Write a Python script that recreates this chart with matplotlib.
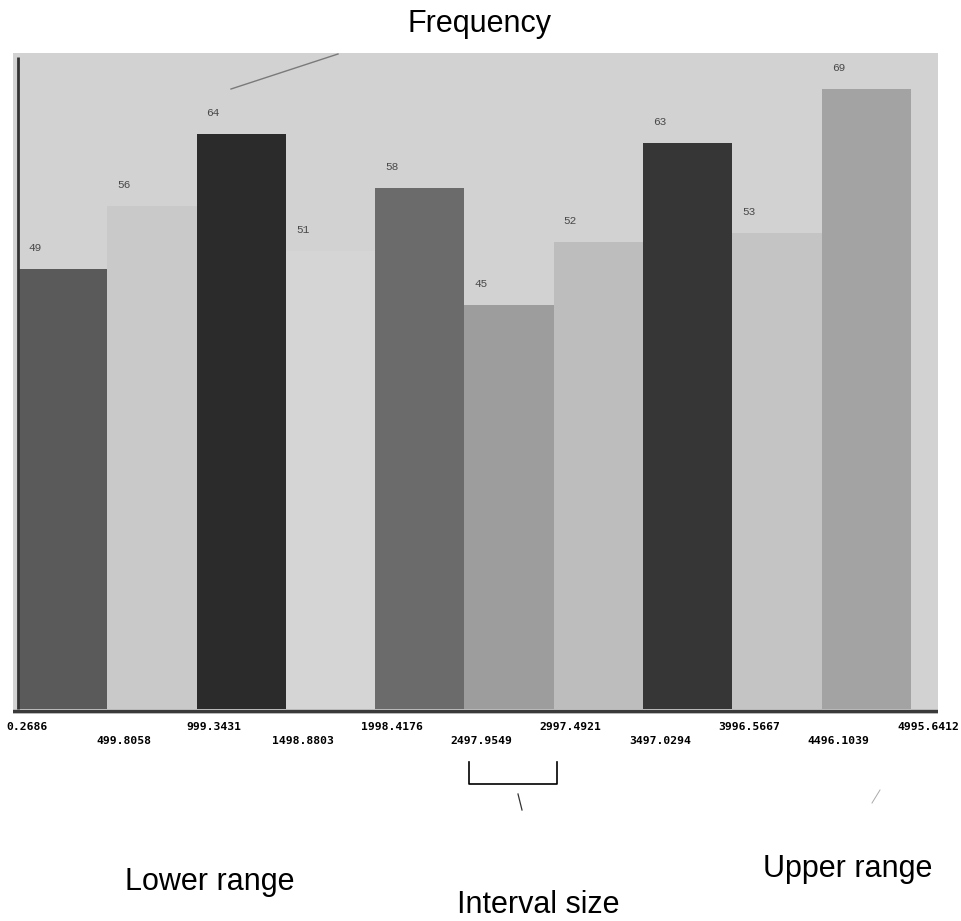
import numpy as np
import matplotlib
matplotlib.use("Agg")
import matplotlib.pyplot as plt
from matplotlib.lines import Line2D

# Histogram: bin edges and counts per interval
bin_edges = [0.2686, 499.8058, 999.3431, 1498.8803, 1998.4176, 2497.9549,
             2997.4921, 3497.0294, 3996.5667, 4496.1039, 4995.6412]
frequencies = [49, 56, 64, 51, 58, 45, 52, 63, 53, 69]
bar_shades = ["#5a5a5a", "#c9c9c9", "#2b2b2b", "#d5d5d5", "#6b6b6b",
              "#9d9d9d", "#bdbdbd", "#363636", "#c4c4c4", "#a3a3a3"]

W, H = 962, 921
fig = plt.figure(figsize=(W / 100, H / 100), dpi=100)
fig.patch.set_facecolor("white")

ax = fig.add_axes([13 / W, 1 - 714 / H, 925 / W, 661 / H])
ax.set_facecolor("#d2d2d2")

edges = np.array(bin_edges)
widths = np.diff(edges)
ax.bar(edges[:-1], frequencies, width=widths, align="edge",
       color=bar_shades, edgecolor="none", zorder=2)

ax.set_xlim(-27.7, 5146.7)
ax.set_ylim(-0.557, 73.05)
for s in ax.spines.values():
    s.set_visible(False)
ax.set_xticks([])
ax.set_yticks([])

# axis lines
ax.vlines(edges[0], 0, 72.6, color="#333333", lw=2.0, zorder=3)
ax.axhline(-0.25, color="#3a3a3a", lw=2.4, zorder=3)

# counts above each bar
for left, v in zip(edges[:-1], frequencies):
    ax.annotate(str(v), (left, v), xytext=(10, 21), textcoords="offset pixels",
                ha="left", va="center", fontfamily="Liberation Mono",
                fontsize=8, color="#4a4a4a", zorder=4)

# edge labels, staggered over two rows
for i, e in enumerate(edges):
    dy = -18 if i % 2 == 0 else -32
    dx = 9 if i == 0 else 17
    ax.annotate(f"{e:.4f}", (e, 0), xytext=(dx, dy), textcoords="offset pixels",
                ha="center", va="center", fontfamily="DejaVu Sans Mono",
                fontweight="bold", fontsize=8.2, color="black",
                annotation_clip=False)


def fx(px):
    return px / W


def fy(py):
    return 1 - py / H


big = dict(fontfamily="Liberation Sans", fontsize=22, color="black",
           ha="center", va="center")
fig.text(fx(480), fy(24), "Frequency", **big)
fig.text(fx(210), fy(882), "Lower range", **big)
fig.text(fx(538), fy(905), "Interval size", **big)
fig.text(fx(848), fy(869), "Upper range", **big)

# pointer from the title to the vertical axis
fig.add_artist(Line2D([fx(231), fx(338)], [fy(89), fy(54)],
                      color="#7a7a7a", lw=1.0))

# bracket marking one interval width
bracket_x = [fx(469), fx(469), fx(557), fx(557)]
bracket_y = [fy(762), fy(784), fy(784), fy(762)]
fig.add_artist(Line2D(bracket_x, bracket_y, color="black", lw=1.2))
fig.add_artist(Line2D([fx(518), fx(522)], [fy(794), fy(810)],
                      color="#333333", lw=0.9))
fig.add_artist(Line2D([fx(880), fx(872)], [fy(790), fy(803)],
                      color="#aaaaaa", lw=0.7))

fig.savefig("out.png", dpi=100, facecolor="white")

_What you will do:_ Copy the whole listing above word for word but do not carry over the pictures.

_Worked solution:_
Write a Python script that recreates this chart with matplotlib.
import numpy as np
import matplotlib
matplotlib.use("Agg")
import matplotlib.pyplot as plt
from matplotlib.lines import Line2D

# Histogram: bin edges and counts per interval
bin_edges = [0.2686, 499.8058, 999.3431, 1498.8803, 1998.4176, 2497.9549,
             2997.4921, 3497.0294, 3996.5667, 4496.1039, 4995.6412]
frequencies = [49, 56, 64, 51, 58, 45, 52, 63, 53, 69]
bar_shades = ["#5a5a5a", "#c9c9c9", "#2b2b2b", "#d5d5d5", "#6b6b6b",
              "#9d9d9d", "#bdbdbd", "#363636", "#c4c4c4", "#a3a3a3"]

W, H = 962, 921
fig = plt.figure(figsize=(W / 100, H / 100), dpi=100)
fig.patch.set_facecolor("white")

ax = fig.add_axes([13 / W, 1 - 714 / H, 925 / W, 661 / H])
ax.set_facecolor("#d2d2d2")

edges = np.array(bin_edges)
widths = np.diff(edges)
ax.bar(edges[:-1], frequencies, width=widths, align="edge",
       color=bar_shades, edgecolor="none", zorder=2)

ax.set_xlim(-27.7, 5146.7)
ax.set_ylim(-0.557, 73.05)
for s in ax.spines.values():
    s.set_visible(False)
ax.set_xticks([])
ax.set_yticks([])

# axis lines
ax.vlines(edges[0], 0, 72.6, color="#333333", lw=2.0, zorder=3)
ax.axhline(-0.25, color="#3a3a3a", lw=2.4, zorder=3)

# counts above each bar
for left, v in zip(edges[:-1], frequencies):
    ax.annotate(str(v), (left, v), xytext=(10, 21), textcoords="offset pixels",
                ha="left", va="center", fontfamily="Liberation Mono",
                fontsize=8, color="#4a4a4a", zorder=4)

# edge labels, staggered over two rows
for i, e in enumerate(edges):
    dy = -18 if i % 2 == 0 else -32
    dx = 9 if i == 0 else 17
    ax.annotate(f"{e:.4f}", (e, 0), xytext=(dx, dy), textcoords="offset pixels",
                ha="center", va="center", fontfamily="DejaVu Sans Mono",
                fontweight="bold", fontsize=8.2, color="black",
                annotation_clip=False)


def fx(px):
    return px / W


def fy(py):
    return 1 - py / H


big = dict(fontfamily="Liberation Sans", fontsize=22, color="black",
           ha="center", va="center")
fig.text(fx(480), fy(24), "Frequency", **big)
fig.text(fx(210), fy(882), "Lower range", **big)
fig.text(fx(538), fy(905), "Interval size", **big)
fig.text(fx(848), fy(869), "Upper range", **big)

# pointer from the title to the vertical axis
fig.add_artist(Line2D([fx(231), fx(338)], [fy(89), fy(54)],
                      color="#7a7a7a", lw=1.0))

# bracket marking one interval width
bracket_x = [fx(469), fx(469), fx(557), fx(557)]
bracket_y = [fy(762), fy(784), fy(784), fy(762)]
fig.add_artist(Line2D(bracket_x, bracket_y, color="black", lw=1.2))
fig.add_artist(Line2D([fx(518), fx(522)], [fy(794), fy(810)],
                      color="#333333", lw=0.9))
fig.add_artist(Line2D([fx(880), fx(872)], [fy(790), fy(803)],
                      color="#aaaaaa", lw=0.7))

fig.savefig("out.png", dpi=100, facecolor="white")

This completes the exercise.